-- RECORDED INFORMATION --
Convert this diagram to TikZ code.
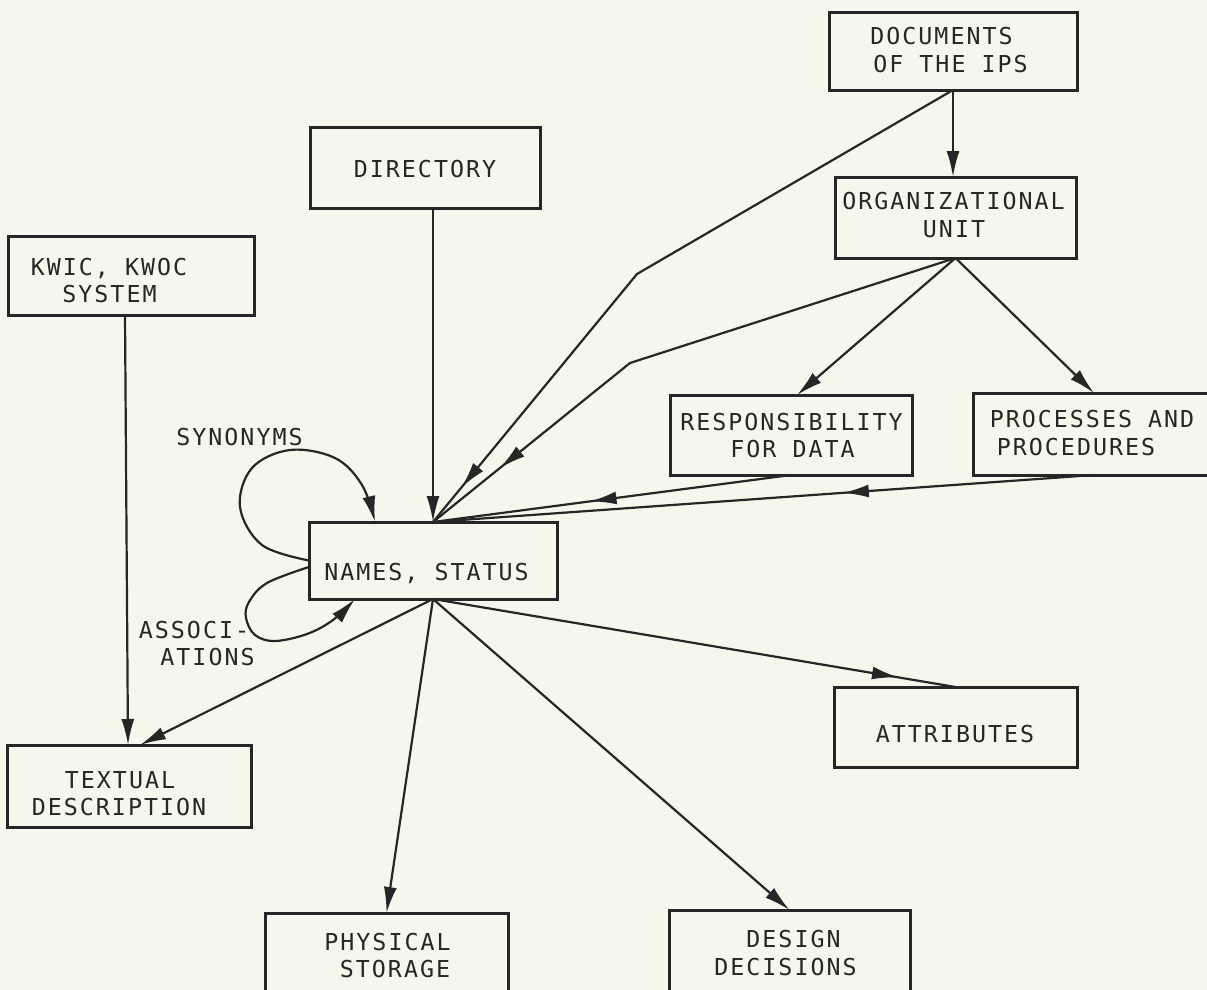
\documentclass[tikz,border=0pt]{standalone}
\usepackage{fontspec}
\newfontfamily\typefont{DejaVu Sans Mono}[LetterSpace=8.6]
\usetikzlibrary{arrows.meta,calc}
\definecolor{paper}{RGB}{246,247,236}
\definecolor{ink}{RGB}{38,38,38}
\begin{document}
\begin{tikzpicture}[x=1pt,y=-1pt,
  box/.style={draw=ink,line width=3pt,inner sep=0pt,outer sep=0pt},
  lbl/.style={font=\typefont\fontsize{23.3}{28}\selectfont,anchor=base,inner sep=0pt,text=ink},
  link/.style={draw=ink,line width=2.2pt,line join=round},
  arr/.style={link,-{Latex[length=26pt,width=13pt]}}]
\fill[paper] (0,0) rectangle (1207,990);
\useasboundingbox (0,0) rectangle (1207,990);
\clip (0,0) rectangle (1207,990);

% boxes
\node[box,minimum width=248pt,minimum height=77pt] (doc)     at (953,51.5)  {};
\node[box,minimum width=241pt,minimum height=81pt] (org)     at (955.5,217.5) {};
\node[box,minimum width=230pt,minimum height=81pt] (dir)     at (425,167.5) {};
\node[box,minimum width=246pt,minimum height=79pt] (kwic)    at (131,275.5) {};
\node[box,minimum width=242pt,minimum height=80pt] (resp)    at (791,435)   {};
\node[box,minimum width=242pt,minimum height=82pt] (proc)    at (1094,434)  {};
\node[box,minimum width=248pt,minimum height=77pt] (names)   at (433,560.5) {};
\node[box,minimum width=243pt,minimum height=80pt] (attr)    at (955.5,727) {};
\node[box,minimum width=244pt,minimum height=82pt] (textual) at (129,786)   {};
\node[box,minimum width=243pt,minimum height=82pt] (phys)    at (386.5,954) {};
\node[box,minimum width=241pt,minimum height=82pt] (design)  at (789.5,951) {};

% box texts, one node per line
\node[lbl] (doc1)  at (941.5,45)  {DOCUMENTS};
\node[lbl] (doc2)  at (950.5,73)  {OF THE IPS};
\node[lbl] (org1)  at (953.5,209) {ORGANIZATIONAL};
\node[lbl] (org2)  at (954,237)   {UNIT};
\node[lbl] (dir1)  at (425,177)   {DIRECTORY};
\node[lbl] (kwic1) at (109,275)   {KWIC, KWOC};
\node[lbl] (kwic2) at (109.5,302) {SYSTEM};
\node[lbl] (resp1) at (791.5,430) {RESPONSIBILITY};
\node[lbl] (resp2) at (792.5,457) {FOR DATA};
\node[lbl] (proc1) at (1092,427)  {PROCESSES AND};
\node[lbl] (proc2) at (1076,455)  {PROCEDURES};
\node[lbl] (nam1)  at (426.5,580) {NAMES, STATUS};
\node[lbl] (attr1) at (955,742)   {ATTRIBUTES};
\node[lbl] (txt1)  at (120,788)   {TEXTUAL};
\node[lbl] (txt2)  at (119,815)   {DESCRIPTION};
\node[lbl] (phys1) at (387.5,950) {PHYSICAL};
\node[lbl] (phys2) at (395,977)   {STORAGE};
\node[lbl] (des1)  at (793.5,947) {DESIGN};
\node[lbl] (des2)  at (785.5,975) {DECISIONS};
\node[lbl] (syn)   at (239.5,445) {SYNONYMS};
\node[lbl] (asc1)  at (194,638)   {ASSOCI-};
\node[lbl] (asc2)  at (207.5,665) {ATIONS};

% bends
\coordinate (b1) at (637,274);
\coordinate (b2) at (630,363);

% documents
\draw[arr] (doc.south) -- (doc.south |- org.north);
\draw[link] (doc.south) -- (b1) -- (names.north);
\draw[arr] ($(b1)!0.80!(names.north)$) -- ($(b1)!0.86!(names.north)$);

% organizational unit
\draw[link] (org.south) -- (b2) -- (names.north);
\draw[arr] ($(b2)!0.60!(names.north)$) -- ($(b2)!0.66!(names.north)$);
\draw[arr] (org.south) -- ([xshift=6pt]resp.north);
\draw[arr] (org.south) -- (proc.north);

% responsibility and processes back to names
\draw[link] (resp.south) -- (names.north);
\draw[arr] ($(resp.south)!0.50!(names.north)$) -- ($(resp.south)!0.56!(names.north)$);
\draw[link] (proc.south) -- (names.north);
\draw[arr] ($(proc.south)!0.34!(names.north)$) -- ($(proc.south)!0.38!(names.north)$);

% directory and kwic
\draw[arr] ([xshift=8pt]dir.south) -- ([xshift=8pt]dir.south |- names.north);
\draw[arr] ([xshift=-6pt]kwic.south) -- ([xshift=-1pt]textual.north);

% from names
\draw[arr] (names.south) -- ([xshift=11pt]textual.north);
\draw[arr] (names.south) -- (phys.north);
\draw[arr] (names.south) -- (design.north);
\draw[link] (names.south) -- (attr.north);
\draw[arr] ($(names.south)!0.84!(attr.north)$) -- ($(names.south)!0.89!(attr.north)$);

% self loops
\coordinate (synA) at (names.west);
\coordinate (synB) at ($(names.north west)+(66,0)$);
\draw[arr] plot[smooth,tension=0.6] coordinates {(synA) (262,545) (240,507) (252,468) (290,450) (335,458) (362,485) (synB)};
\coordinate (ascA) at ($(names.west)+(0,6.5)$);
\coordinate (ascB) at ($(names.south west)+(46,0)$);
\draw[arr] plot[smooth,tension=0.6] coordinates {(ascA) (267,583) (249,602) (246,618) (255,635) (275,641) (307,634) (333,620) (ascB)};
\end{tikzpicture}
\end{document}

-- WHAT YOU HAVE TO DO --
Leave out the pictures and print every line of the data exactly.

-- EXERCISE RESULT --
Convert this diagram to TikZ code.
\documentclass[tikz,border=0pt]{standalone}
\usepackage{fontspec}
\newfontfamily\typefont{DejaVu Sans Mono}[LetterSpace=8.6]
\usetikzlibrary{arrows.meta,calc}
\definecolor{paper}{RGB}{246,247,236}
\definecolor{ink}{RGB}{38,38,38}
\begin{document}
\begin{tikzpicture}[x=1pt,y=-1pt,
  box/.style={draw=ink,line width=3pt,inner sep=0pt,outer sep=0pt},
  lbl/.style={font=\typefont\fontsize{23.3}{28}\selectfont,anchor=base,inner sep=0pt,text=ink},
  link/.style={draw=ink,line width=2.2pt,line join=round},
  arr/.style={link,-{Latex[length=26pt,width=13pt]}}]
\fill[paper] (0,0) rectangle (1207,990);
\useasboundingbox (0,0) rectangle (1207,990);
\clip (0,0) rectangle (1207,990);

% boxes
\node[box,minimum width=248pt,minimum height=77pt] (doc)     at (953,51.5)  {};
\node[box,minimum width=241pt,minimum height=81pt] (org)     at (955.5,217.5) {};
\node[box,minimum width=230pt,minimum height=81pt] (dir)     at (425,167.5) {};
\node[box,minimum width=246pt,minimum height=79pt] (kwic)    at (131,275.5) {};
\node[box,minimum width=242pt,minimum height=80pt] (resp)    at (791,435)   {};
\node[box,minimum width=242pt,minimum height=82pt] (proc)    at (1094,434)  {};
\node[box,minimum width=248pt,minimum height=77pt] (names)   at (433,560.5) {};
\node[box,minimum width=243pt,minimum height=80pt] (attr)    at (955.5,727) {};
\node[box,minimum width=244pt,minimum height=82pt] (textual) at (129,786)   {};
\node[box,minimum width=243pt,minimum height=82pt] (phys)    at (386.5,954) {};
\node[box,minimum width=241pt,minimum height=82pt] (design)  at (789.5,951) {};

% box texts, one node per line
\node[lbl] (doc1)  at (941.5,45)  {DOCUMENTS};
\node[lbl] (doc2)  at (950.5,73)  {OF THE IPS};
\node[lbl] (org1)  at (953.5,209) {ORGANIZATIONAL};
\node[lbl] (org2)  at (954,237)   {UNIT};
\node[lbl] (dir1)  at (425,177)   {DIRECTORY};
\node[lbl] (kwic1) at (109,275)   {KWIC, KWOC};
\node[lbl] (kwic2) at (109.5,302) {SYSTEM};
\node[lbl] (resp1) at (791.5,430) {RESPONSIBILITY};
\node[lbl] (resp2) at (792.5,457) {FOR DATA};
\node[lbl] (proc1) at (1092,427)  {PROCESSES AND};
\node[lbl] (proc2) at (1076,455)  {PROCEDURES};
\node[lbl] (nam1)  at (426.5,580) {NAMES, STATUS};
\node[lbl] (attr1) at (955,742)   {ATTRIBUTES};
\node[lbl] (txt1)  at (120,788)   {TEXTUAL};
\node[lbl] (txt2)  at (119,815)   {DESCRIPTION};
\node[lbl] (phys1) at (387.5,950) {PHYSICAL};
\node[lbl] (phys2) at (395,977)   {STORAGE};
\node[lbl] (des1)  at (793.5,947) {DESIGN};
\node[lbl] (des2)  at (785.5,975) {DECISIONS};
\node[lbl] (syn)   at (239.5,445) {SYNONYMS};
\node[lbl] (asc1)  at (194,638)   {ASSOCI-};
\node[lbl] (asc2)  at (207.5,665) {ATIONS};

% bends
\coordinate (b1) at (637,274);
\coordinate (b2) at (630,363);

% documents
\draw[arr] (doc.south) -- (doc.south |- org.north);
\draw[link] (doc.south) -- (b1) -- (names.north);
\draw[arr] ($(b1)!0.80!(names.north)$) -- ($(b1)!0.86!(names.north)$);

% organizational unit
\draw[link] (org.south) -- (b2) -- (names.north);
\draw[arr] ($(b2)!0.60!(names.north)$) -- ($(b2)!0.66!(names.north)$);
\draw[arr] (org.south) -- ([xshift=6pt]resp.north);
\draw[arr] (org.south) -- (proc.north);

% responsibility and processes back to names
\draw[link] (resp.south) -- (names.north);
\draw[arr] ($(resp.south)!0.50!(names.north)$) -- ($(resp.south)!0.56!(names.north)$);
\draw[link] (proc.south) -- (names.north);
\draw[arr] ($(proc.south)!0.34!(names.north)$) -- ($(proc.south)!0.38!(names.north)$);

% directory and kwic
\draw[arr] ([xshift=8pt]dir.south) -- ([xshift=8pt]dir.south |- names.north);
\draw[arr] ([xshift=-6pt]kwic.south) -- ([xshift=-1pt]textual.north);

% from names
\draw[arr] (names.south) -- ([xshift=11pt]textual.north);
\draw[arr] (names.south) -- (phys.north);
\draw[arr] (names.south) -- (design.north);
\draw[link] (names.south) -- (attr.north);
\draw[arr] ($(names.south)!0.84!(attr.north)$) -- ($(names.south)!0.89!(attr.north)$);

% self loops
\coordinate (synA) at (names.west);
\coordinate (synB) at ($(names.north west)+(66,0)$);
\draw[arr] plot[smooth,tension=0.6] coordinates {(synA) (262,545) (240,507) (252,468) (290,450) (335,458) (362,485) (synB)};
\coordinate (ascA) at ($(names.west)+(0,6.5)$);
\coordinate (ascB) at ($(names.south west)+(46,0)$);
\draw[arr] plot[smooth,tension=0.6] coordinates {(ascA) (267,583) (249,602) (246,618) (255,635) (275,641) (307,634) (333,620) (ascB)};
\end{tikzpicture}
\end{document}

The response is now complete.